Main features of Minibatch KMeans are:

Instead of using the entire dataset at once, it operates in batches.
Uses Gradient Descent update, which is way more faster than what KMeans does.

How it works¶

It takes batches of datasets and finds the centroids for the smaller dataset (minibatch)
Then for the next batch, it uses the centroid found in previous batch and updates it using Gradient Descent.
This simple method makes it faster by a magnitude of the input size.

In [9]:

import numpy as np
import matplotlib.pyplot as plt
import pandas as pd
import time

In [3]:

df = pd.read_csv('my_machine-learning/datasets/customers.csv')
X = df.iloc[:, [3, 4]].values
df.head()

Out[3]:

	CustomerID	Genre	Age	Annual Income (k$)	Spending Score (1-100)
0	1	Male	19	15	39
1	2	Male	21	15	81
2	3	Female	20	16	6
3	4	Female	23	16	77
4	5	Female	31	17	40

Comparing Mini batch kmeans with kmeans¶

In [12]:

from sklearn.cluster import MiniBatchKMeans

clf = MiniBatchKMeans(n_clusters=5, init='k-means++', max_iter=300, n_init=10,  random_state=0)
y_minikmeans = clf.fit_predict(X)

In [13]:

from sklearn.cluster import KMeans

kmean = KMeans(n_clusters=5,)
y_kmeans = kmean.fit_predict(X)

In [14]:

fig = plt.figure(figsize=(15,6))
plt.subplot(121)
plt.scatter(X[:, 0], X[:, 1], c=y_minikmeans, s=50, cmap='viridis')

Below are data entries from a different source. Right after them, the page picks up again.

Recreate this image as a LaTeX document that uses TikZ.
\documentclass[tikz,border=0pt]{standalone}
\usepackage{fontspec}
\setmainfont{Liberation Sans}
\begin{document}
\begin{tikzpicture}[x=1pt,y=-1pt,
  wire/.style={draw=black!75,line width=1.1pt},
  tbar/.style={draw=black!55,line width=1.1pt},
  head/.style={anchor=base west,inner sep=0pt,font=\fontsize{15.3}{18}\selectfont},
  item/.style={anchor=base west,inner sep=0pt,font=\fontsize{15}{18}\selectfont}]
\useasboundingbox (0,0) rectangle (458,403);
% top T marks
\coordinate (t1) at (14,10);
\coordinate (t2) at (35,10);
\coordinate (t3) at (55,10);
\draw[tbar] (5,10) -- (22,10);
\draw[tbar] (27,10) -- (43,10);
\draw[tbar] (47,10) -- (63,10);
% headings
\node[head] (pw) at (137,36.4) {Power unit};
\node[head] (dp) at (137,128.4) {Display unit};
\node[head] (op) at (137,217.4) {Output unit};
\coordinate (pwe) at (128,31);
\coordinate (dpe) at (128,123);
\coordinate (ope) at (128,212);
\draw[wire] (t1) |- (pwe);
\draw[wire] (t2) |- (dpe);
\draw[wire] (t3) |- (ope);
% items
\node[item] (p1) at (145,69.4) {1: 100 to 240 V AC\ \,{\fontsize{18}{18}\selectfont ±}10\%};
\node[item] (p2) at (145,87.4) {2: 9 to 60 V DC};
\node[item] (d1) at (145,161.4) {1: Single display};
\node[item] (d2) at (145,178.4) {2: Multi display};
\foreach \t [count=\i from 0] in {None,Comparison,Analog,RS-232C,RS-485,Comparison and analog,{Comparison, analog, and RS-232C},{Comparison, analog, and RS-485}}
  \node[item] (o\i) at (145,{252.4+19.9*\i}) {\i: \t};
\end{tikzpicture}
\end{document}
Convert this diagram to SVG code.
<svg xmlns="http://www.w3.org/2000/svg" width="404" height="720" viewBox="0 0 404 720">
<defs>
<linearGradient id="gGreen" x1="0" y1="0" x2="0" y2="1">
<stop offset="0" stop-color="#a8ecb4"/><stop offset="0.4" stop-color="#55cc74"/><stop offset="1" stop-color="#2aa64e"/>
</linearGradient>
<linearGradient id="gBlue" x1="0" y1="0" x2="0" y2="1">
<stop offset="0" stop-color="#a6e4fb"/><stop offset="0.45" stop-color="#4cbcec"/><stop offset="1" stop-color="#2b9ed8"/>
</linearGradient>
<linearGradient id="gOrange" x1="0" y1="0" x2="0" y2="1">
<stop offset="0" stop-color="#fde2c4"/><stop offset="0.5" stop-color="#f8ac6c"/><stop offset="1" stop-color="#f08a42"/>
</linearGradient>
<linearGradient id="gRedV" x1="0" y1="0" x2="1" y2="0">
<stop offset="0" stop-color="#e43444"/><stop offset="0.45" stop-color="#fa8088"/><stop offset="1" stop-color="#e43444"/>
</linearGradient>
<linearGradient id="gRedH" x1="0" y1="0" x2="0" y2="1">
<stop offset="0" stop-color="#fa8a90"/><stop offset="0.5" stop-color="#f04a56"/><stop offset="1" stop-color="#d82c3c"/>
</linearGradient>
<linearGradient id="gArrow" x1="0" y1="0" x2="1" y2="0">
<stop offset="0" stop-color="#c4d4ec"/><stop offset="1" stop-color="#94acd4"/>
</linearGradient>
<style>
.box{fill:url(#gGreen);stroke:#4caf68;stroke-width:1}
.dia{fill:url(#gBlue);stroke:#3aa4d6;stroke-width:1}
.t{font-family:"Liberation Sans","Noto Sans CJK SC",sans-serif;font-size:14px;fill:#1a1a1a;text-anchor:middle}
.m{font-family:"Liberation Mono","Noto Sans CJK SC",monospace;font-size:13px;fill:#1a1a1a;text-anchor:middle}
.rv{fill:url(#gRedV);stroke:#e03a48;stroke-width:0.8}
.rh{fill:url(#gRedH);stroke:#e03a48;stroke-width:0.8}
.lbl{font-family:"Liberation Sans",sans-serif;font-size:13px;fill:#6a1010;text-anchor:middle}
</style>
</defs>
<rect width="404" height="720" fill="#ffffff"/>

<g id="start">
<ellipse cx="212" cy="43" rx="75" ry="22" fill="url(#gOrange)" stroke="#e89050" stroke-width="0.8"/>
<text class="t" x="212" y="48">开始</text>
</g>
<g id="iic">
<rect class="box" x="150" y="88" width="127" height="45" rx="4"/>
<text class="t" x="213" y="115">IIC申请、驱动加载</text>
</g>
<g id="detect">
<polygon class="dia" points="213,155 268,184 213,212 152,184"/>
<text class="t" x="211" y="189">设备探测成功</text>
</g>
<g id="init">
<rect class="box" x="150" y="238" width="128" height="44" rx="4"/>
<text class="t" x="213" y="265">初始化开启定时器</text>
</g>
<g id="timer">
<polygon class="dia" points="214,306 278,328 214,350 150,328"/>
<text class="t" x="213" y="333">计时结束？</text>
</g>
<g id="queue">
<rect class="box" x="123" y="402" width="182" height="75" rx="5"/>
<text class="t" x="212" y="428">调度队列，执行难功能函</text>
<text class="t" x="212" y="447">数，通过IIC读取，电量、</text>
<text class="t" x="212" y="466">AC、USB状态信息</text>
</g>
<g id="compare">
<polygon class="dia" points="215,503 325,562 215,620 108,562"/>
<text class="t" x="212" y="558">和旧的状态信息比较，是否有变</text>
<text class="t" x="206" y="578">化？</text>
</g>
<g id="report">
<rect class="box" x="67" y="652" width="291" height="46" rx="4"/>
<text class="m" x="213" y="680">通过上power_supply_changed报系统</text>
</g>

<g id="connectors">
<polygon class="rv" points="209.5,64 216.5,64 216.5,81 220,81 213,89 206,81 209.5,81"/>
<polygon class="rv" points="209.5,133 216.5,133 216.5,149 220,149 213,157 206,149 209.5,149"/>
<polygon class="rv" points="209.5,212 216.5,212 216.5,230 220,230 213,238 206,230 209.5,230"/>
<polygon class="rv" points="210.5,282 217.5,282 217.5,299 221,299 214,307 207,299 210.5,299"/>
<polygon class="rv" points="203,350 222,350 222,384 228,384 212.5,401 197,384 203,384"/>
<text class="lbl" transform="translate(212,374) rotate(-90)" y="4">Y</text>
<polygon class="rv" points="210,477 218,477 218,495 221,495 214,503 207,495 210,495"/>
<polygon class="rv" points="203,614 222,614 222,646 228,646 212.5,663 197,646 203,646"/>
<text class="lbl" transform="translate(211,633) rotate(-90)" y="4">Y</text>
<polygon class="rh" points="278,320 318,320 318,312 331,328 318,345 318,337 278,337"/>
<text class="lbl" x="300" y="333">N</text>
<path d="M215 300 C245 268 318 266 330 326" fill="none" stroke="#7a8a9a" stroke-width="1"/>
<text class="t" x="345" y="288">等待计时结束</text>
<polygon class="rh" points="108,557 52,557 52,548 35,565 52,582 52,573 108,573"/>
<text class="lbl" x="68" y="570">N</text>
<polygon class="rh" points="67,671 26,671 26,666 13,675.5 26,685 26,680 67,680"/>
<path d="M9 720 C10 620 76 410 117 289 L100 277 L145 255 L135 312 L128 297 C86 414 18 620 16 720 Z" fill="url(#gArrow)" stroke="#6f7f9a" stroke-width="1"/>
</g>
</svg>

centers = clf.cluster_centers_
plt.scatter(centers[:, 0], centers[:, 1], c='black', s=150, alpha=0.5)
plt.title('Clusters using DBSCAN')
plt.ylabel('Grocery')
plt.xlabel('Milk')

plt.subplot(122)
plt.scatter(X[:, 0], X[:, 1], c=y_kmeans, s=50, cmap='viridis_r')

centers = kmean.cluster_centers_
plt.scatter(centers[:, 0], centers[:, 1], c='black', s=150, alpha=0.5)
plt.title('Clusters using kmeans')
plt.ylabel('Grocery')
plt.xlabel('Milk')
plt.show()

well there is not any difference between both for small datasets

Disad¶

The mini batch K-means is faster but gives slightly different results than the normal batch K-means.